I have a ridiculous question about using light deprivation on just parts of a highly tropical haze type. The equatorial types once mature can then flower if light cycle is short enough. You can speed it up by 2-3 days of total darkness and with more northern Indicas North of say 30 degrees down to one day.
Here is the question m, instead of darkening whole plant could you darken like just the apicalmeristem and will it send the rest of the (Sativa) tropical Indica or Colombian types into flower? I just thought this would bring the plants into flower so you can sex them faster? Maybe @TomHill you might have an opinion? I will definitely focus attention on the quality not quantity of the plant!!! The high and the duration . Book is awesome; still in Chapter 20, can’t thank you enough for this what I have been looking for.
I think each branch accumulate hormones independently. If you were to put an opaque bag on one top to simulate 12/12, this top would show sex without affecting the rest of the plant.
12/12 for 2 days and continue on a veg schedule so they eventually show sex a couple weeks later is something I’ve heard more than once. I cannot personally vouch for that method.
I think it was @ReikoX that had experience with this
When I first started growing I went seed shopping and thought the seeds would produce what was in the pics. Then I realized that when ppl speak of “Blue Dream” for instance, they are talking about a specific cut, or keeper that I would have to in turn plant enough seeds to find. Which ultimatley means strain names are irrelevant. Even if I plant seeds that came from a certain plant Im not guaranteed to find one similar to the one advertised on the seed website. Its all kinda confusing at first lol. And if a clone can be different depending on who grew it and how that adds even another layer. All it tells me is theres no reason to get caught up in names.
I am the same way. It is either indica or sativa or a mix of the two. A lot of purple buds are take under purple lights (never seen a reason to have UV in a, tent that is another topic) so of course the pics look purple. I wanted to get one of those jackets to wear to the grow conventions. Sure I would make a lot of friends there
I had a friend come over who wanted me to look at some stuff he got under the scope.
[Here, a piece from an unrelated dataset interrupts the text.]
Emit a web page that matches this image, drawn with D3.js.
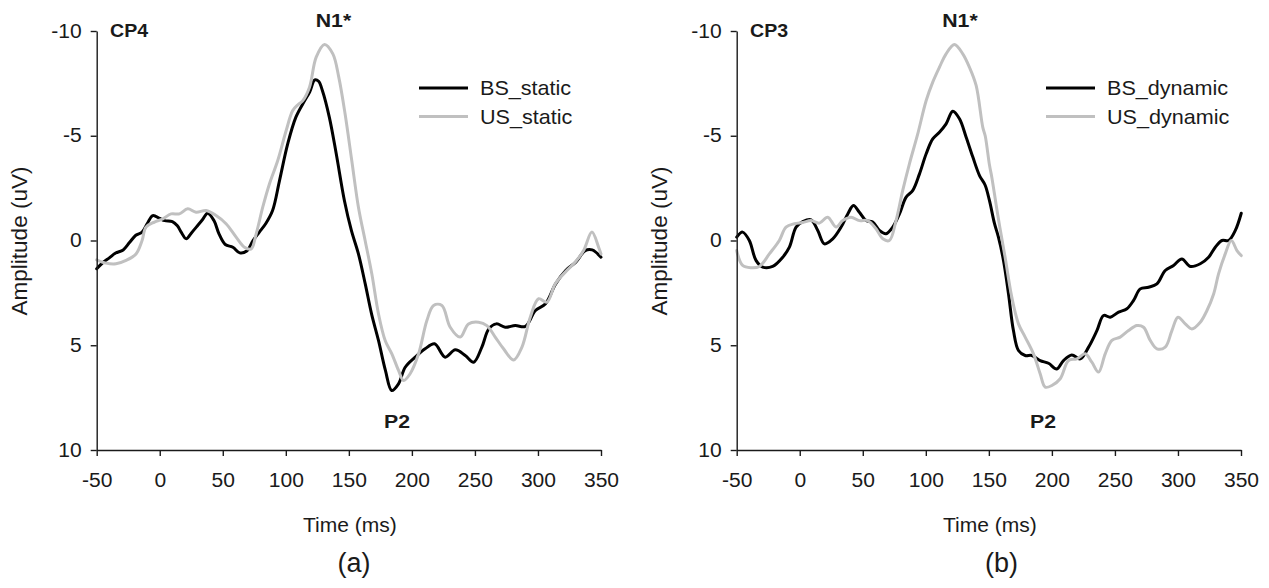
<!DOCTYPE html>
<html><head><meta charset="utf-8">
<script src="https://cdn.jsdelivr.net/npm/d3@7"></script>
<style>
body{margin:0;background:#fff}
svg{display:block}
text{font-family:"Liberation Sans",Arial,sans-serif;fill:#1a1a1a}
</style>
</head><body>
<svg id="chart" width="1269" height="588"></svg>
<script>
// ---------- DATA ----------
const timeTicks = [-50, 0, 50, 100, 150, 200, 250, 300, 350];
const ampTicks = [-10, -5, 0, 5, 10];
const seriesNamesA = ["BS_static", "US_static"];
const seriesNamesB = ["BS_dynamic", "US_dynamic"];
const electrodes = ["CP4", "CP3"];
const panelTags = ["(a)", "(b)"];
const peakLabels = ["N1*", "P2"];

// [time ms, amplitude uV]
const bsStatic = [[-50,1.35],[-45,1.05],[-40,0.83],[-35,0.6],[-29,0.45],[-24,0.1],[-19,-0.25],[-14,-0.4],[-10,-0.8],[-5.5,-1.19],[0,-1.05],[4,-0.95],[10,-0.9],[14,-0.7],[17,-0.4],[21,-0.08],[25,-0.35],[29,-0.64],[34,-1.0],[38,-1.3],[43,-0.95],[47,-0.32],[52,0.19],[58,0.32],[63.5,0.59],[69,0.5],[74,0],[79,-0.4],[84,-0.8],[89.5,-1.43],[95,-2.86],[101.5,-4.61],[108,-5.89],[115,-6.68],[119,-7.1],[123,-7.67],[126,-7.6],[129,-7.16],[134.5,-5.89],[140,-4.14],[146.5,-1.9],[152,-0.48],[157.6,0.64],[163,2.07],[168,3.5],[173.5,4.77],[179,6.2],[184,7.16],[189.4,6.84],[194.7,6.05],[202.6,5.57],[210.5,5.17],[218,4.93],[226.4,5.57],[234.4,5.22],[242.3,5.49],[249,5.81],[255.5,5.09],[261,4.22],[267,3.98],[274,4.14],[282,4.06],[290,4.1],[298,3.34],[306,3.02],[314,2.07],[322,1.43],[330,1.03],[337.5,0.48],[343,0.45],[350,0.8]];
const usStatic = [[-50,0.92],[-42.6,1.08],[-34.7,1.11],[-26.7,0.95],[-18.8,0.64],[-14,0.0],[-10.9,-0.64],[-4.2,-0.88],[2.4,-1.03],[9,-1.27],[15.6,-1.27],[22.2,-1.51],[28.8,-1.35],[36.8,-1.43],[44.7,-1.19],[52.6,-0.8],[60.6,-0.16],[67.2,0.32],[72.5,0.4],[76.5,-0.32],[81.7,-1.59],[87,-2.7],[93.6,-3.82],[100.3,-5.25],[105.5,-6.2],[110,-6.5],[113.5,-6.68],[118.8,-7.32],[124.1,-8.75],[130.7,-9.36],[137.3,-8.91],[142,-7.8],[147,-6.05],[152.3,-3.82],[157.6,-1.59],[162.9,0],[168.2,1.59],[173.5,3.5],[178.8,4.77],[184.1,5.41],[189.4,6.2],[193.4,6.68],[198.6,6.36],[205.3,5.41],[211.9,3.82],[217.2,3.1],[223.8,3.1],[230.4,4.14],[238.3,4.61],[244.9,3.98],[252.9,3.9],[259.5,4.06],[266.1,4.61],[272.7,5.17],[280.7,5.7],[287.3,5.09],[293.9,3.66],[300.5,2.78],[307.1,2.94],[313.7,2.07],[321.7,1.51],[329.6,1.03],[336.2,0.48],[342.8,-0.4],[348.1,0.32],[350,0.64]];
const bsDynamic = [[-50,-0.16],[-45.3,-0.4],[-40,0],[-34.7,0.95],[-29.4,1.27],[-21.5,1.24],[-13.5,0.8],[-8.2,0.32],[-2.9,-0.64],[2.4,-0.9],[9,-0.99],[14.3,-0.48],[19.6,0.16],[26.2,-0.08],[32.8,-0.64],[38.1,-1.27],[42.6,-1.67],[47.3,-1.35],[52.6,-0.95],[57.9,-0.88],[63.2,-0.48],[68.5,-0.32],[73.8,-0.64],[79.1,-1.27],[84.4,-2.07],[89.7,-2.39],[95,-3.18],[100.3,-4.14],[105.5,-4.85],[110.8,-5.17],[116.1,-5.57],[121.4,-6.17],[126.7,-5.81],[132,-4.93],[137.3,-3.98],[142.6,-3.1],[147,-2.65],[150.5,-1.9],[154.5,-0.8],[157.6,-0.16],[161.6,0.95],[165.6,2.55],[169.5,4.3],[173.5,5.25],[178.8,5.49],[184.1,5.49],[190.7,5.73],[197.3,5.86],[203.9,6.13],[209.2,5.73],[215.8,5.46],[222.5,5.65],[229.1,5.09],[235.7,4.3],[241,3.58],[246.3,3.66],[252.9,3.42],[259.5,3.26],[264.8,2.86],[270.1,2.31],[276.7,2.23],[283.3,2.07],[289.9,1.43],[296.5,1.19],[303.1,0.88],[309.8,1.24],[317.7,1.11],[324.3,0.8],[329.6,0.32],[334.9,0],[340.2,0],[345.5,-0.48],[350.2,-1.3]];
const usDynamic = [[-50,0.48],[-45.3,1.19],[-38.7,1.3],[-32,1.24],[-24.1,0.64],[-16.2,0],[-10.9,-0.64],[-4.3,-0.8],[2.4,-0.86],[9,-0.95],[15.6,-0.83],[22.2,-1.11],[28.8,-0.64],[34.1,-0.95],[40.7,-1.11],[47.3,-0.95],[53.9,-0.95],[60.5,-0.56],[65.9,-0.08],[71.1,0],[76.4,-0.95],[81.7,-2.39],[87,-3.66],[93.6,-5.09],[100.3,-6.68],[105.5,-7.56],[110.8,-8.27],[116.1,-8.91],[122.7,-9.36],[129.3,-8.91],[134.6,-8.27],[139.9,-7.4],[145.2,-5.4],[147.1,-5.0],[150.5,-3.6],[152.4,-3.0],[155.8,-1.7],[158.5,-0.7],[162.9,0.8],[168.2,2.7],[173.5,3.98],[178.8,4.61],[185.4,5.41],[190.7,6.36],[194.7,7.0],[200,6.92],[206.6,6.6],[213.2,5.73],[219.8,5.65],[226.4,5.41],[231.7,5.81],[237,6.28],[242.3,5.41],[247.6,4.77],[254.2,4.61],[260.8,4.3],[267.4,4.06],[272.7,4.14],[278,4.77],[283.3,5.17],[289.9,5.09],[295.2,4.3],[300,3.66],[305.8,3.98],[311,4.22],[317.7,3.9],[323,3.34],[328.3,2.55],[332.2,1.59],[337.5,0.64],[342.3,0],[346.8,0.48],[350.2,0.72]];

// ---------- LAYOUT ----------
const svg = d3.select("#chart");
const colors = ["#000000", "#c0c0c0"];
const panelOffsets = [0, 640];
const legendStarts = [419, 1046];
const n1X = [333.5, 960];
const p2X = [397, 1043];
const tagX = [354, 1001.5];

function stretch(sel, sx) {
  sel.each(function () {
    const t = d3.select(this);
    const x = +t.attr("x") || 0;
    t.attr("x", x / sx).attr("transform", `scale(${sx},1)`);
  });
}

const panels = [
  {series: [bsStatic, usStatic], names: seriesNamesA},
  {series: [bsDynamic, usDynamic], names: seriesNamesB}
];

panels.forEach((p, i) => {
  const ox = panelOffsets[i];
  const x = d3.scaleLinear().domain([-50, 350]).range([96.7 + ox, 601 + ox]);
  const y = d3.scaleLinear().domain([-10, 10]).range([31, 450]);
  const g = svg.append("g");

  const line = d3.line().x(d => x(d[0])).y(d => y(d[1])).curve(d3.curveCatmullRom.alpha(0.5));
  p.series.forEach((s, k) => {
    g.append("path").datum(s).attr("d", line)
      .attr("fill", "none").attr("stroke", colors[k]).attr("stroke-width", 3)
      .attr("stroke-linejoin", "round").attr("stroke-linecap", "round");
  });

  const fmt = d => String(d);
  const ya = g.append("g").attr("transform", `translate(${x(-50)},0)`)
    .call(d3.axisLeft(y).tickValues(ampTicks).tickFormat(fmt).tickSize(6).tickSizeOuter(0).tickPadding(9));
  const xa = g.append("g").attr("transform", `translate(0,${y(10)})`)
    .call(d3.axisBottom(x).tickValues(timeTicks).tickFormat(fmt).tickSize(6).tickSizeOuter(0).tickPadding(17));
  [ya, xa].forEach(a => {
    a.select(".domain").attr("stroke", "#1a1a1a").attr("stroke-width", 1.4);
    a.selectAll(".tick line").attr("stroke", "#1a1a1a").attr("stroke-width", 1.4);
    a.selectAll(".tick text").attr("font-size", 19.5).attr("font-family", "Liberation Sans, Arial, sans-serif").attr("fill", "#1a1a1a");
  });
  stretch(ya.selectAll(".tick text"), 1.08);
  stretch(xa.selectAll(".tick text"), 1.08);

  // axis titles
  g.append("text").attr("x", (x(-50) + x(350)) / 2 + 1).attr("y", 532)
    .attr("text-anchor", "middle").attr("font-size", 21).text("Time (ms)");
  g.append("text").attr("transform", `translate(${27 + ox},241) rotate(-90)`)
    .attr("text-anchor", "middle").attr("font-size", 22.5).text("Amplitude (uV)");

  // electrode label
  const el = g.append("text").attr("x", 110 + ox).attr("y", 37)
    .attr("font-size", 17.5).attr("font-weight", "bold").text(electrodes[i]);
  stretch(el, 1.12);
  const n1 = g.append("text").attr("x", n1X[i]).attr("y", 27).attr("text-anchor", "middle")
    .attr("font-size", 18.5).attr("font-weight", "bold").text(peakLabels[0]);
  stretch(n1, 1.15);
  const p2 = g.append("text").attr("x", p2X[i]).attr("y", 428).attr("text-anchor", "middle")
    .attr("font-size", 19).attr("font-weight", "bold").text(peakLabels[1]);
  stretch(p2, 1.12);

  // legend
  p.names.forEach((nm, k) => {
    const ly = 88 + k * 28.5;
    g.append("line").attr("x1", legendStarts[i]).attr("x2", legendStarts[i] + 49)
      .attr("y1", ly).attr("y2", ly).attr("stroke", colors[k]).attr("stroke-width", 3);
    const t = g.append("text").attr("x", legendStarts[i] + 61).attr("y", ly + 7.5)
      .attr("font-size", 20).text(nm);
    stretch(t, 1.08);
  });

  // panel tag
  g.append("text").attr("x", tagX[i]).attr("y", 572).attr("text-anchor", "middle")
    .attr("font-family", "Liberation Serif, Times New Roman, serif").attr("font-size", 27).text(panelTags[i]);
});
</script>
</body></html>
I asked him “What strain is this?” he said “Weed” I died out loud laffing. My reply back was “whatever it is it is more sativa leaning looking to me”
Uhm…phenotype is part of the genetics that is observable, and Can be slightly altered by environment…genotype is the actual genetics of the plant…like the difference between 2 brands of blueberry that are still both blueberry, and have similar flavors, chemical makeup, etc…but have different parents…and within those genotypes can be different phenotypes that look different, even if mostly Homogenous IF grown in different environments and conditions…
Some genotype can be greatly altered by environment and some are more numb and deliver the same phenotype across a broad range of environment. That’s how it rolls out. And it all comes down to genotype. Autosomal modifying factors effecting thresholds and environmental triggers. It’s a royal pain in the ass to sort through it all.
Transgressive segregation of mating traits can overcome obstacles by rapidly creating abundant variation of mating phenotypes The increased standing variation of mating phenotypes then relaxes the sexual selection against novel mating phenotypes, which further promotes the evolution of novel mating phenotypes.
Some empirical studies have reported that transgressive segregation of mating traits occurring in F1 hybrids leads to assortative mating between hybrids, which may contribute to hybrid speciation.
In my experience, there’s often often something lost in translation where commercial, hobby, and scientific interests collide.
The tea industry uses the term cultivar or varietal, coffee typically relies on the same, or simply the origin, corals usually use common names or scientific names with a descriptor. In every case they’re often used incorrectly and it’s just accepted terminology within each industry.
For cannabis, looking at them as chemovars is what makes the most sense to me. However, phenotype is so widely accepted that I don’t see it changing anytime soon.
Can these be patented cultivars I mean. I suppose a chemovar would be something that could be patented. Yes all kinds of clever things hmmm? Crossing over a lot of things that are confusing.